Parts of Speech Tags for "Open"

Figure 4: Parts of Speech comparison of "Open" using Google Ngram Viewer.

The state space is occupied by collective variables representing different parts-of-speech, and is restricted to attractor states or parts-of-speech pertaining to the word "Open" (Figure 4). The Google Ngram search for "open_*" highlights attractor states corresponding to adjective, verb, noun, adverb, and particle parts-of-speech. Before the search, I hypothesized that the most frequent uses, in order, of "open" would be reserved for verb and adjective. Surprisingly, the unigram search identified the opposite order: it seems there are significantly more uses of "open" as an adjective, attributive, or predicative phrase rather than as a verb. Moreover, the unigram search identified other parts-of-speech usages of "open", which I was unconsciously aware of. Lastly, the usages of "open" are relatively steady throughout time, and do not appear to be influenced by historical or cultural moments.

Part of Speech Search

Figure 5: NOUN search during the time period of 1550-1650 using Google Ngram Viewer.
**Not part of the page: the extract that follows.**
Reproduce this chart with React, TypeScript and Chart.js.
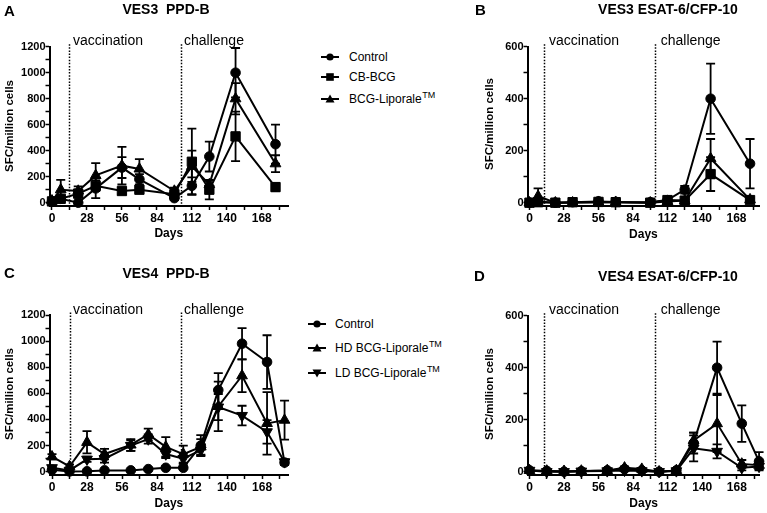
import React, { useEffect, useRef } from 'react';
import { Chart, registerables } from 'chart.js';

Chart.register(...registerables);

const FONT = '"Liberation Sans", Arial, Helvetica, sans-serif';

// ---------------- Data: VES3 (panels A and B) ----------------
const ves3Days = [0, 7, 21, 35, 56, 70, 98, 112, 126, 147, 179];

// A: VES3 PPD-B
const ves3PpdControl = [10, 30, 0, 110, 270, 180, 35, 130, 355, 1000, 450];
const ves3PpdControlErr = [10, 20, 5, 75, 80, 40, 15, 65, 115, 190, 150];
const ves3PpdCbBcg = [10, 30, 70, 130, 90, 100, 65, 315, 100, 510, 120];
const ves3PpdCbBcgErr = [10, 20, 30, 40, 25, 20, 20, 255, 75, 190, 30];
const ves3PpdLiporale = [15, 100, 90, 210, 285, 260, 90, 280, 140, 800, 300];
const ves3PpdLiporaleErr = [10, 75, 35, 95, 145, 75, 25, 120, 30, 120, 65];

// B: VES3 ESAT-6/CFP-10
const ves3EsatControl = [0, 5, 0, 2, 5, 3, 2, 10, 50, 400, 150];
const ves3EsatControlErr = [0, 5, 0, 2, 3, 2, 2, 8, 15, 135, 95];
const ves3EsatCbBcg = [0, 2, 0, 2, 3, 2, 0, 10, 8, 110, 10];
const ves3EsatCbBcgErr = [0, 2, 0, 2, 2, 2, 0, 5, 5, 65, 5];
const ves3EsatLiporale = [0, 25, 0, 0, 2, 2, 0, 5, 8, 170, 12];
const ves3EsatLiporaleErr = [0, 30, 0, 0, 2, 2, 0, 5, 5, 75, 8];

// ---------------- Data: VES4 (panels C and D) ----------------
const ves4Days = [0, 14, 28, 42, 63, 77, 91, 105, 119, 133, 152, 172, 186];

// C: VES4 PPD-B
const ves4PpdControl = [15, 2, 3, 10, 10, 20, 30, 30, 200, 625, 980, 840, 70];
const ves4PpdControlErr = [10, 5, 5, 5, 5, 10, 10, 10, 80, 130, 120, 205, 20];
const ves4PpdHd = [115, 40, 225, 135, 205, 285, 190, 135, 190, 500, 735, 370, 395];
const ves4PpdHdErr = [20, 15, 85, 40, 45, 45, 75, 65, 60, 190, 125, 240, 150];
const ves4PpdLd = [30, 10, 95, 100, 200, 250, 135, 100, 165, 495, 430, 305, 75];
const ves4PpdLdErr = [15, 5, 20, 30, 40, 35, 30, 40, 40, 100, 75, 90, 20];

// D: VES4 ESAT-6/CFP-10
const ves4EsatControl = [5, 3, 0, 2, 5, 10, 5, 0, 5, 110, 400, 185, 40];
const ves4EsatControlErr = [3, 2, 0, 2, 3, 5, 5, 0, 3, 40, 100, 70, 35];
const ves4EsatHd = [5, 3, 2, 3, 5, 15, 10, 0, 5, 120, 185, 30, 25];
const ves4EsatHdErr = [3, 2, 2, 2, 3, 5, 5, 0, 3, 30, 110, 15, 15];
const ves4EsatLd = [5, 0, 0, 2, 3, 5, 3, 0, 3, 90, 78, 15, 20];
const ves4EsatLdErr = [3, 0, 0, 2, 2, 3, 2, 0, 2, 50, 27, 10, 10];

// ---------------- Labels ----------------
const ves3Labels = ['Control', 'CB-BCG', 'BCG-Liporale'];
const ves3Tm = [false, false, true];
const ves3Markers = ['circle', 'rect', 'triangle'];
const ves4Labels = ['Control', 'HD BCG-Liporale', 'LD BCG-Liporale'];
const ves4Tm = [false, true, true];
const ves4Markers = ['circle', 'triangle', 'triangleDown'];

const yAxisTitle = 'SFC/million cells';
const xAxisTitle = 'Days';
const vaccinationLabel = 'vaccination';
const challengeLabel = 'challenge';

type Marker = string;

const markerProps = (m: Marker) => {
  if (m === 'circle') return { pointStyle: 'circle', pointRadius: 4.8, pointRotation: 0 };
  if (m === 'rect') return { pointStyle: 'rect', pointRadius: 6.6, pointRotation: 0 };
  if (m === 'triangleDown') return { pointStyle: 'triangle', pointRadius: 6.2, pointRotation: 180 };
  return { pointStyle: 'triangle', pointRadius: 6.2, pointRotation: 0 };
};

const panels = [
  {
    key: 'A', letter: 'A', title: 'VES3  PPD-B',
    left: 0, top: 0, w: 300, h: 250,
    axisL: 49.5, axisR: 288, plotT: 46.7, axisB: 206,
    xMin: -2, xMax: 189, yMin: -25.4, yMax: 1200, yMinor: 100, yMajor: 200,
    days: ves3Days,
    values: [ves3PpdControl, ves3PpdCbBcg, ves3PpdLiporale],
    errors: [ves3PpdControlErr, ves3PpdCbBcgErr, ves3PpdLiporaleErr],
    markers: ves3Markers,
    letterX: 4, letterY: 11.5, titleX: 166, titleY: 10.5,
    labelY: 40.7, vaccX: 73, chalX: 184, vaccDay: 14, chalDay: 103.5,
    yTitleX: 10, yTitleY: 126, daysY: 233.5,
  },
  {
    key: 'B', letter: 'B', title: 'VES3 ESAT-6/CFP-10',
    left: 470, top: 0, w: 297, h: 250,
    axisL: 57.5, axisR: 292.7, plotT: 46.7, axisB: 206,
    xMin: -1.6, xMax: 186.6, yMin: -12.7, yMax: 600, yMinor: 100, yMajor: 200,
    days: ves3Days,
    values: [ves3EsatControl, ves3EsatCbBcg, ves3EsatLiporale],
    errors: [ves3EsatControlErr, ves3EsatCbBcgErr, ves3EsatLiporaleErr],
    markers: ves3Markers,
    letterX: 5, letterY: 11, titleX: 198, titleY: 10.5,
    labelY: 40.7, vaccX: 79, chalX: 190.7, vaccDay: 12, chalDay: 102,
    yTitleX: 20, yTitleY: 124, daysY: 234.5,
  },
  {
    key: 'C', letter: 'C', title: 'VES4  PPD-B',
    left: 0, top: 250, w: 300, h: 263,
    axisL: 49.5, axisR: 288.3, plotT: 65, axisB: 225,
    xMin: -2, xMax: 189, yMin: -25.3, yMax: 1200, yMinor: 100, yMajor: 200,
    days: ves4Days,
    values: [ves4PpdControl, ves4PpdHd, ves4PpdLd],
    errors: [ves4PpdControlErr, ves4PpdHdErr, ves4PpdLdErr],
    markers: ves4Markers,
    letterX: 4, letterY: 24, titleX: 166, titleY: 23.8,
    labelY: 60, vaccX: 73, chalX: 184, vaccDay: 14, chalDay: 103.5,
    yTitleX: 10, yTitleY: 144, daysY: 253.5,
  },
  {
    key: 'D', letter: 'D', title: 'VES4 ESAT-6/CFP-10',
    left: 470, top: 250, w: 297, h: 263,
    axisL: 57.5, axisR: 292.7, plotT: 65.7, axisB: 225,
    xMin: -1.6, xMax: 186.6, yMin: -12.7, yMax: 600, yMinor: 100, yMajor: 200,
    days: ves4Days,
    values: [ves4EsatControl, ves4EsatHd, ves4EsatLd],
    errors: [ves4EsatControlErr, ves4EsatHdErr, ves4EsatLdErr],
    markers: ves4Markers,
    letterX: 4, letterY: 26.7, titleX: 198, titleY: 27,
    labelY: 60, vaccX: 79, chalX: 190.7, vaccDay: 12, chalDay: 102,
    yTitleX: 20, yTitleY: 144, daysY: 253.8,
  },
];

const errorBarPlugin = {
  id: 'errorBars',
  afterDatasetsDraw(chart: any) {
    const { ctx, scales } = chart;
    const xs = scales.x;
    const ys = scales.y;
    ctx.save();
    ctx.strokeStyle = '#000';
    ctx.lineWidth = 1.8;
    chart.data.datasets.forEach((ds: any) => {
      const errs: number[] = ds.errorBars || [];
      ds.data.forEach((pt: any, i: number) => {
        const e = errs[i];
        if (!e) return;
        const x = xs.getPixelForValue(pt.x);
        const yTop = ys.getPixelForValue(pt.y + e);
        const low = Math.max(pt.y - e, 0);
        const yBot = ys.getPixelForValue(low);
        ctx.beginPath();
        ctx.moveTo(x, yTop);
        ctx.lineTo(x, yBot);
        ctx.moveTo(x - 4.5, yTop);
        ctx.lineTo(x + 4.5, yTop);
        if (pt.y - e > 0) {
          ctx.moveTo(x - 4.5, yBot);
          ctx.lineTo(x + 4.5, yBot);
        }
        ctx.stroke();
      });
    });
    ctx.restore();
  },
};

const makeDecor = (p: any) => ({
  id: 'decor' + p.key,
  afterDraw(chart: any) {
    const { ctx, scales, chartArea } = chart;
    const xs = scales.x;
    ctx.save();
    ctx.fillStyle = '#000';
    ctx.strokeStyle = '#000';
    ctx.lineWidth = 1.5;
    ctx.setLineDash([1.5, 1.6]);
    [p.vaccDay, p.chalDay].forEach((d: number) => {
      const x = Math.round(xs.getPixelForValue(d)) + 0.5;
      ctx.beginPath();
      ctx.moveTo(x, chartArea.top - 2.5);
      ctx.lineTo(x, chartArea.bottom);
      ctx.stroke();
    });
    ctx.setLineDash([]);
    ctx.textBaseline = 'middle';
    ctx.font = `bold 15px ${FONT}`;
    ctx.textAlign = 'left';
    ctx.fillText(p.letter, p.letterX, p.letterY);
    ctx.font = `bold 14px ${FONT}`;
    ctx.textAlign = 'center';
    ctx.fillText(p.title, p.titleX, p.titleY);
    ctx.font = `14px ${FONT}`;
    ctx.textAlign = 'left';
    ctx.fillText(vaccinationLabel, p.vaccX, p.labelY);
    ctx.fillText(challengeLabel, p.chalX, p.labelY);
    ctx.font = `bold 12px ${FONT}`;
    ctx.textAlign = 'center';
    ctx.fillText(xAxisTitle, (chartArea.left + chartArea.right) / 2, p.daysY);
    ctx.translate(p.yTitleX, p.yTitleY);
    ctx.rotate(-Math.PI / 2);
    ctx.font = `bold 11.5px ${FONT}`;
    ctx.fillText(yAxisTitle, 0, 0);
    ctx.restore();
  },
});

function Panel({ p }: { p: any }) {
  const ref = useRef<HTMLCanvasElement>(null);
  useEffect(() => {
    const canvas = ref.current;
    if (!canvas) return;
    const xTicks: number[] = [];
    for (let v = 0; v <= p.xMax; v += 14) xTicks.push(v);
    const yTicks: number[] = [];
    for (let v = 0; v <= p.yMax; v += p.yMinor) yTicks.push(v);

    const datasets = p.values.map((vals: number[], si: number) => ({
      label: String(si),
      data: p.days.map((d: number, i: number) => ({ x: d, y: vals[i] })),
      errorBars: p.errors[si],
      borderColor: '#000',
      borderWidth: 2,
      backgroundColor: '#000',
      pointBackgroundColor: '#000',
      pointBorderColor: '#000',
      pointBorderWidth: 1,
      tension: 0,
      fill: false,
      clip: false,
      ...markerProps(p.markers[si]),
    }));

    const chart = new Chart(canvas, {
      type: 'line',
      data: { datasets },
      options: {
        responsive: false,
        animation: false,
        events: [],
        layout: { padding: { left: 0, top: p.plotT, right: p.w - p.axisR, bottom: 0 } },
        plugins: {
          legend: { display: false },
          tooltip: { enabled: false },
          title: { display: false },
        },
        scales: {
          x: {
            type: 'linear',
            min: p.xMin,
            max: p.xMax,
            afterBuildTicks: (s: any) => {
              s.ticks = xTicks.map((v) => ({ value: v }));
            },
            afterFit: (s: any) => {
              s.height = p.h - p.axisB;
            },
            ticks: {
              autoSkip: false,
              maxRotation: 0,
              minRotation: 0,
              color: '#000',
              padding: 1.5,
              font: { family: FONT, size: 12, weight: 'bold' },
              callback: (v: any) => (Number(v) % 28 === 0 ? String(v) : ''),
            },
            grid: {
              drawOnChartArea: false,
              drawTicks: true,
              tickLength: 4,
              tickWidth: 1.5,
              tickColor: '#000',
            },
            border: { display: true, color: '#000', width: 2 },
          },
          y: {
            type: 'linear',
            min: p.yMin,
            max: p.yMax,
            afterBuildTicks: (s: any) => {
              s.ticks = yTicks.map((v) => ({ value: v }));
            },
            afterFit: (s: any) => {
              s.width = p.axisL;
            },
            ticks: {
              autoSkip: false,
              color: '#000',
              padding: 0,
              font: { family: FONT, size: 11, weight: 'bold' },
              callback: (v: any) => (Number(v) % p.yMajor === 0 ? String(v) : ''),
            },
            grid: {
              drawOnChartArea: false,
              drawTicks: true,
              tickLength: 4,
              tickWidth: 1.5,
              tickColor: '#000',
            },
            border: { display: true, color: '#000', width: 2 },
          },
        },
      } as any,
      plugins: [errorBarPlugin, makeDecor(p)],
    });
    return () => chart.destroy();
  }, [p]);
  return (
    <canvas
      ref={ref}
      width={p.w}
      height={p.h}
      style={{ position: 'absolute', left: p.left, top: p.top, width: p.w, height: p.h }}
    />
  );
}

function LegendMarker({ m }: { m: string }) {
  return (
    <svg width={18} height={12} style={{ display: 'block' }}>
      <line x1={0} y1={6} x2={18} y2={6} stroke="#000" strokeWidth={2} />
      {m === 'circle' && <circle cx={9} cy={6} r={3.6} fill="#000" />}
      {m === 'rect' && <rect x={5.2} y={2.2} width={7.6} height={7.6} fill="#000" />}
      {m === 'triangle' && <polygon points="9,1.5 13.5,9.5 4.5,9.5" fill="#000" />}
      {m === 'triangleDown' && <polygon points="4.5,2.5 13.5,2.5 9,10.5" fill="#000" />}
    </svg>
  );
}

function Legend({ labels, tm, markers, markerLeft, textLeft, rows }: any) {
  return (
    <>
      {labels.map((lab: string, i: number) => (
        <React.Fragment key={lab}>
          <div style={{ position: 'absolute', left: markerLeft, top: rows[i] - 6 }}>
            <LegendMarker m={markers[i]} />
          </div>
          <div
            style={{
              position: 'absolute',
              left: textLeft,
              top: rows[i] - 7,
              height: 14,
              lineHeight: '14px',
              fontSize: 12,
              fontFamily: FONT,
              color: '#000',
              whiteSpace: 'nowrap',
            }}
          >
            {lab}
            {tm[i] && (
              <span style={{ fontSize: 9, position: 'relative', top: -5, marginLeft: 0.5 }}>TM</span>
            )}
          </div>
        </React.Fragment>
      ))}
    </>
  );
}

export default function App() {
  return (
    <div
      style={{
        position: 'absolute',
        left: 0,
        top: 0,
        width: 767,
        height: 513,
        background: '#fff',
        overflow: 'hidden',
      }}
    >
      {panels.map((p) => (
        <Panel key={p.key} p={p} />
      ))}
      <Legend
        labels={ves3Labels}
        tm={ves3Tm}
        markers={ves3Markers}
        markerLeft={321}
        textLeft={349}
        rows={[56.7, 77.3, 98.5]}
      />
      <Legend
        labels={ves4Labels}
        tm={ves4Tm}
        markers={ves4Markers}
        markerLeft={307.5}
        textLeft={335}
        rows={[323.5, 347.8, 372.5]}
      />
    </div>
  );
}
In this Ngram search, I was interested in noun- and adjective-usages during the time period between 1550-1650. The Google Ngram search for "*_NOUN" and "*_ADJ" were applied to the English corpus during 1550 and 1650, of which noun-usages are shown (Figure 5). The state space is populated by noun parts-of-speech, highlighting attractor states that are most representative of the targeted era. As expected, the most prominent noun usages allude to divine and holy individuals, such as God, and perceived extensions of God such as in Kings and Lords. There are also expected and regular uses of man and men to capture general states or qualities of humanity throughout literary works. Additionally, there are attractor states representing personifications of inanimate entities, such as time and possibly fortune. These noun usages are most attributable to the religious texts, as well as literary works of the 16th-17th century, in particular of William Shakespeare. Interestingly, the word bee was highlighted by Google Ngram. However, it does not correspond to the commonplace bee insect. Instead, the bee alludes to bee mythology, or the gods and goddesses of bees -- again, divine entities.